Could Google Wave Change How Librarians Cooperate?
The Chronicle of Higher Education, in its Wired Campus column for Friday, October 9, 2009, wonders "Could Google Wave Replace Course-Management Systems?" (also available in print). Jeff Young writes, in part, that while Google is touting its new Wave to replace e-mail, "...blending instant messaging, wikis, and image and document sharing into one seamless communication interface...," others are more excited about replacing course-management software with it. It's difficult to tell so far because Wave is in ultra-beta right now, by invitation only, with only about 100,000 invitations extended. But each invitee can invite 8 friends, each of whom can then invite 8 more friends. So, the Wave pilot is slowly growing.
Google has posted an hour-long video demonstration of the system that drew quite a buzz when it was unveiled in May. That has sparked speculation of how Wave might be used.That video demonstration is on YouTube and is very interesting. Google unveils Google Wave at Google I/O 2009 to a crowd of enthusiastic developers, because they hope, while the Google programmers put the finishing touches on Wave, these developers will be creating apps for Wave at the same time. That's because Google Wave is open source. And the programming is easier than it might be otherwise because it can all be done with Google Toolkit.
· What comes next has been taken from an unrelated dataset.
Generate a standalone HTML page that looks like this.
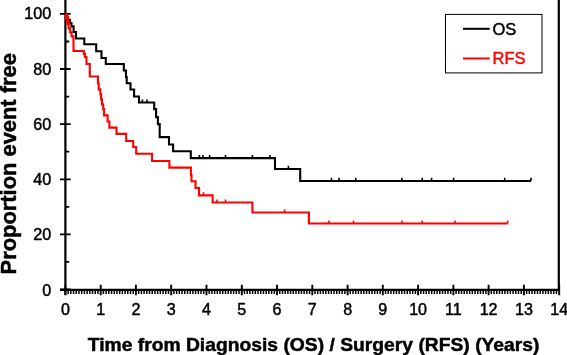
<!DOCTYPE html>
<html><head><meta charset="utf-8"><title>Kaplan-Meier</title>
<style>html,body{margin:0;padding:0;background:#fff}svg{display:block}text{font-family:"Liberation Sans",Arial,sans-serif;stroke-width:0.45px;paint-order:stroke}</style></head><body>
<svg width="567" height="355" viewBox="0 0 567 355">
<rect width="567" height="355" fill="#fff"/>
<g stroke="#000" stroke-width="2.2" fill="none">
<path d="M65.4,0V295"/>
<path d="M60,289.9H559.4"/>
<path d="M558.8,0V290.7"/>
</g>
<path d="M60,289.5H70.6 M60,234.4H70.6 M60,179.3H70.6 M60,124.1H70.6 M60,69.0H70.6 M60,13.9H70.6 M65.4,261.9H69.2 M65.4,206.8H69.2 M65.4,151.7H69.2 M65.4,96.6H69.2 M65.4,41.5H69.2" stroke="#000" stroke-width="1.8" fill="none"/>
<path d="M65.4,284.7V295.2 M100.7,284.7V295.2 M135.9,284.7V295.2 M171.2,284.7V295.2 M206.5,284.7V295.2 M241.8,284.7V295.2 M277.0,284.7V295.2 M312.3,284.7V295.2 M347.6,284.7V295.2 M382.8,284.7V295.2 M418.1,284.7V295.2 M453.4,284.7V295.2 M488.6,284.7V295.2 M523.9,284.7V295.2 M559.2,284.7V295.2" stroke="#000" stroke-width="1.9" fill="none"/>
<path d="M68.11,289.5V293.9 M70.83,289.5V293.9 M73.54,289.5V293.9 M76.25,289.5V293.9 M78.97,289.5V293.9 M81.68,289.5V293.9 M84.39,289.5V293.9 M87.10,289.5V293.9 M89.82,289.5V293.9 M92.53,289.5V293.9 M95.24,289.5V293.9 M97.96,289.5V293.9 M103.38,289.5V293.9 M106.10,289.5V293.9 M108.81,289.5V293.9 M111.52,289.5V293.9 M114.24,289.5V293.9 M116.95,289.5V293.9 M119.66,289.5V293.9 M122.37,289.5V293.9 M125.09,289.5V293.9 M127.80,289.5V293.9 M130.51,289.5V293.9 M133.23,289.5V293.9 M138.65,289.5V293.9 M141.37,289.5V293.9 M144.08,289.5V293.9 M146.79,289.5V293.9 M149.51,289.5V293.9 M152.22,289.5V293.9 M154.93,289.5V293.9 M157.64,289.5V293.9 M160.36,289.5V293.9 M163.07,289.5V293.9 M165.78,289.5V293.9 M168.50,289.5V293.9 M173.92,289.5V293.9 M176.64,289.5V293.9 M179.35,289.5V293.9 M182.06,289.5V293.9 M184.78,289.5V293.9 M187.49,289.5V293.9 M190.20,289.5V293.9 M192.91,289.5V293.9 M195.63,289.5V293.9 M198.34,289.5V293.9 M201.05,289.5V293.9 M203.77,289.5V293.9 M209.19,289.5V293.9 M211.91,289.5V293.9 M214.62,289.5V293.9 M217.33,289.5V293.9 M220.05,289.5V293.9 M222.76,289.5V293.9 M225.47,289.5V293.9 M228.18,289.5V293.9 M230.90,289.5V293.9 M233.61,289.5V293.9 M236.32,289.5V293.9 M239.04,289.5V293.9 M244.46,289.5V293.9 M247.18,289.5V293.9 M249.89,289.5V293.9 M252.60,289.5V293.9 M255.32,289.5V293.9 M258.03,289.5V293.9 M260.74,289.5V293.9 M263.45,289.5V293.9 M266.17,289.5V293.9 M268.88,289.5V293.9 M271.59,289.5V293.9 M274.31,289.5V293.9 M279.73,289.5V293.9 M282.45,289.5V293.9 M285.16,289.5V293.9 M287.87,289.5V293.9 M290.59,289.5V293.9 M293.30,289.5V293.9 M296.01,289.5V293.9 M298.72,289.5V293.9 M301.44,289.5V293.9 M304.15,289.5V293.9 M306.86,289.5V293.9 M309.58,289.5V293.9 M315.00,289.5V293.9 M317.72,289.5V293.9 M320.43,289.5V293.9 M323.14,289.5V293.9 M325.86,289.5V293.9 M328.57,289.5V293.9 M331.28,289.5V293.9 M333.99,289.5V293.9 M336.71,289.5V293.9 M339.42,289.5V293.9 M342.13,289.5V293.9 M344.85,289.5V293.9 M350.27,289.5V293.9 M352.99,289.5V293.9 M355.70,289.5V293.9 M358.41,289.5V293.9 M361.13,289.5V293.9 M363.84,289.5V293.9 M366.55,289.5V293.9 M369.26,289.5V293.9 M371.98,289.5V293.9 M374.69,289.5V293.9 M377.40,289.5V293.9 M380.12,289.5V293.9 M385.54,289.5V293.9 M388.26,289.5V293.9 M390.97,289.5V293.9 M393.68,289.5V293.9 M396.40,289.5V293.9 M399.11,289.5V293.9 M401.82,289.5V293.9 M404.53,289.5V293.9 M407.25,289.5V293.9 M409.96,289.5V293.9 M412.67,289.5V293.9 M415.39,289.5V293.9 M420.81,289.5V293.9 M423.53,289.5V293.9 M426.24,289.5V293.9 M428.95,289.5V293.9 M431.67,289.5V293.9 M434.38,289.5V293.9 M437.09,289.5V293.9 M439.80,289.5V293.9 M442.52,289.5V293.9 M445.23,289.5V293.9 M447.94,289.5V293.9 M450.66,289.5V293.9 M456.08,289.5V293.9 M458.80,289.5V293.9 M461.51,289.5V293.9 M464.22,289.5V293.9 M466.94,289.5V293.9 M469.65,289.5V293.9 M472.36,289.5V293.9 M475.07,289.5V293.9 M477.79,289.5V293.9 M480.50,289.5V293.9 M483.21,289.5V293.9 M485.93,289.5V293.9 M491.35,289.5V293.9 M494.07,289.5V293.9 M496.78,289.5V293.9 M499.49,289.5V293.9 M502.21,289.5V293.9 M504.92,289.5V293.9 M507.63,289.5V293.9 M510.34,289.5V293.9 M513.06,289.5V293.9 M515.77,289.5V293.9 M518.48,289.5V293.9 M521.20,289.5V293.9 M526.62,289.5V293.9 M529.34,289.5V293.9 M532.05,289.5V293.9 M534.76,289.5V293.9 M537.48,289.5V293.9 M540.19,289.5V293.9 M542.90,289.5V293.9 M545.61,289.5V293.9 M548.33,289.5V293.9 M551.04,289.5V293.9 M553.75,289.5V293.9 M556.47,289.5V293.9" stroke="#000" stroke-width="1.5" fill="none"/>
<text transform="translate(51.2,295.8) scale(1.0,1)" font-size="16.2" stroke="#000" text-anchor="end">0</text>
<text transform="translate(51.2,240.4) scale(1.0,1)" font-size="16.2" stroke="#000" text-anchor="end">20</text>
<text transform="translate(51.2,185.3) scale(1.0,1)" font-size="16.2" stroke="#000" text-anchor="end">40</text>
<text transform="translate(51.2,130.1) scale(1.0,1)" font-size="16.2" stroke="#000" text-anchor="end">60</text>
<text transform="translate(51.2,75.0) scale(1.0,1)" font-size="16.2" stroke="#000" text-anchor="end">80</text>
<text transform="translate(51.2,19.3) scale(1.0,1)" font-size="16.2" stroke="#000" text-anchor="end">100</text>
<text transform="translate(65.4,315.3) scale(1.0,1)" font-size="16.1" stroke="#000" text-anchor="middle">0</text>
<text transform="translate(100.7,315.3) scale(1.0,1)" font-size="16.1" stroke="#000" text-anchor="middle">1</text>
<text transform="translate(135.9,315.3) scale(1.0,1)" font-size="16.1" stroke="#000" text-anchor="middle">2</text>
<text transform="translate(171.2,315.3) scale(1.0,1)" font-size="16.1" stroke="#000" text-anchor="middle">3</text>
<text transform="translate(206.5,315.3) scale(1.0,1)" font-size="16.1" stroke="#000" text-anchor="middle">4</text>
<text transform="translate(241.8,315.3) scale(1.0,1)" font-size="16.1" stroke="#000" text-anchor="middle">5</text>
<text transform="translate(277.0,315.3) scale(1.0,1)" font-size="16.1" stroke="#000" text-anchor="middle">6</text>
<text transform="translate(312.3,315.3) scale(1.0,1)" font-size="16.1" stroke="#000" text-anchor="middle">7</text>
<text transform="translate(347.6,315.3) scale(1.0,1)" font-size="16.1" stroke="#000" text-anchor="middle">8</text>
<text transform="translate(382.8,315.3) scale(1.0,1)" font-size="16.1" stroke="#000" text-anchor="middle">9</text>
<text transform="translate(418.1,315.3) scale(1.0,1)" font-size="16.1" stroke="#000" text-anchor="middle">10</text>
<text transform="translate(453.4,315.3) scale(1.0,1)" font-size="16.1" stroke="#000" text-anchor="middle">11</text>
<text transform="translate(488.6,315.3) scale(1.0,1)" font-size="16.1" stroke="#000" text-anchor="middle">12</text>
<text transform="translate(523.9,315.3) scale(1.0,1)" font-size="16.1" stroke="#000" text-anchor="middle">13</text>
<text transform="translate(559.2,315.3) scale(1.0,1)" font-size="16.1" stroke="#000" text-anchor="middle">14</text>
<text transform="translate(313.6,350.6) scale(1.072,1)" font-size="18" font-weight="bold" stroke="#000" text-anchor="middle">Time from Diagnosis (OS) / Surgery (RFS) (Years)</text>
<text transform="translate(15.7,163.8) rotate(-90) scale(1,1.03)" font-size="21.9" stroke="#000" font-weight="bold" text-anchor="middle">Proportion event free</text>
<path d="M65.4,14.25 L66.5,14.25 L66.5,16.85 L68.0,16.85 L68.0,19.85 L69.9,19.85 L69.9,23.05 L71.5,23.05 L71.5,26.35 L73.6,26.35 L73.6,31.95 L76.0,31.95 L76.0,38.55 L84.3,38.55 L84.3,44.25 L96.2,44.25 L96.2,51.25 L101.5,51.25 L101.5,57.95 L105.8,57.95 L105.8,63.95 L123.8,63.95 L123.8,70.55 L126.0,70.55 L126.0,77.15 L126.7,77.15 L126.7,83.25 L130.5,83.25 L130.5,89.45 L134.1,89.45 L134.1,96.55 L139.0,96.55 L139.0,102.55 L154.2,102.55 L154.2,109.15 L156.1,109.15 L156.1,117.15 L157.9,117.15 L157.9,124.15 L159.7,124.15 L159.7,137.15 L169.0,137.15 L169.0,144.45 L173.1,144.45 L173.1,151.25 L190.8,151.25 L190.8,158.15 L275.0,158.15 L275.0,168.95 L300.2,168.95 L300.2,180.95 L531.0,180.95" stroke="#000" stroke-width="2.1" fill="none" stroke-linejoin="miter"/>
<path d="M142.4,102.55v-3.1 M147.0,102.55v-3.1 M199.4,158.15v-3.1 M202.9,158.15v-3.1 M209.6,158.15v-3.1 M225.5,158.15v-3.1 M252.4,158.15v-3.1 M270.0,158.15v-3.1 M288.4,168.95v-3.1 M331.5,180.95v-3.1 M339.0,180.95v-3.1 M355.8,180.95v-3.1 M401.9,180.95v-3.1 M422.2,180.95v-3.1 M431.6,180.95v-3.1 M453.6,180.95v-3.1 M504.7,180.95v-3.1 M531.0,180.95v-3.1" stroke="#000" stroke-width="1.6" fill="none"/>
<path d="M65.4,14.25 L66.0,14.25 L66.0,17.85 L67.4,17.85 L67.4,22.85 L68.7,22.85 L68.7,28.35 L70.2,28.35 L70.2,32.35 L71.6,32.35 L71.6,36.35 L73.5,36.35 L73.5,50.95 L83.8,50.95 L83.8,53.95 L85.0,53.95 L85.0,57.15 L86.5,57.15 L86.5,63.95 L89.8,63.95 L89.8,76.55 L98.0,76.55 L98.0,83.35 L98.7,83.35 L98.7,89.35 L100.4,89.35 L100.4,94.35 L101.1,94.35 L101.1,99.35 L102.0,99.35 L102.0,104.35 L103.2,104.35 L103.2,109.15 L104.1,109.15 L104.1,115.35 L107.6,115.35 L107.6,121.55 L109.4,121.55 L109.4,127.65 L116.5,127.65 L116.5,133.85 L126.2,133.85 L126.2,140.95 L133.2,140.95 L133.2,147.05 L136.2,147.05 L136.2,153.75 L152.1,153.75 L152.1,160.95 L169.4,160.95 L169.4,167.65 L190.9,167.65 L190.9,175.05 L191.5,175.05 L191.5,181.25 L195.5,181.25 L195.5,187.95 L199.0,187.95 L199.0,195.35 L212.6,195.35 L212.6,202.55 L252.4,202.55 L252.4,212.55 L308.9,212.55 L308.9,223.55 L507.7,223.55" stroke="#f00" stroke-width="2.1" fill="none" stroke-linejoin="miter"/>
<path d="M65.6,13.4H67.2L68.9,16.5L70,24.5L68.4,26L66.4,24.5L65.6,19Z" fill="#f00"/>
<path d="M203.5,195.35v-3.1 M217.0,202.55v-3.1 M225.5,202.55v-3.1 M284.6,212.55v-3.1 M329.0,223.55v-3.1 M353.5,223.55v-3.1 M401.9,223.55v-3.1 M422.2,223.55v-3.1 M455.0,223.55v-3.1 M507.7,223.55v-3.1" stroke="#f00" stroke-width="1.6" fill="none"/>
<rect x="445.5" y="14.4" width="96.5" height="58.5" fill="#fff" stroke="#000" stroke-width="1"/>
<path d="M463,28.8H489.7" stroke="#000" stroke-width="2"/>
<path d="M463,58.5H489.7" stroke="#f00" stroke-width="2"/>
<text transform="translate(492.5,34.7) scale(1.0,1)" font-size="16.5" stroke="#000" text-anchor="start">OS</text>
<text transform="translate(492.5,63.8) scale(1.0,1)" font-size="16.5" fill="#f00" stroke="#f00" text-anchor="start">RFS</text>
<path d="M504.6,73.7h1.2l-0.6,1z" fill="#f99"/>
</svg></body></html>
Greg Smith, chief technology officer at George Fox University, did manage to snag an invitation to try Wave, and he too says it could become a kind of online classroom.
That probably won't happen anytime soon, though. "Wave is truly a pilot right now, and it's probably a year away from being ready for prime time," he said, noting that Wave eats up bandwidth while it is running. Google will probably take its time letting everyone in, he said, so that it can work out the kinks.
And even if some professors eventually use Wave to collaborate with students, colleges will likely continue to install course-management systems so they know they have core systems they can count on, said Mr. Smith.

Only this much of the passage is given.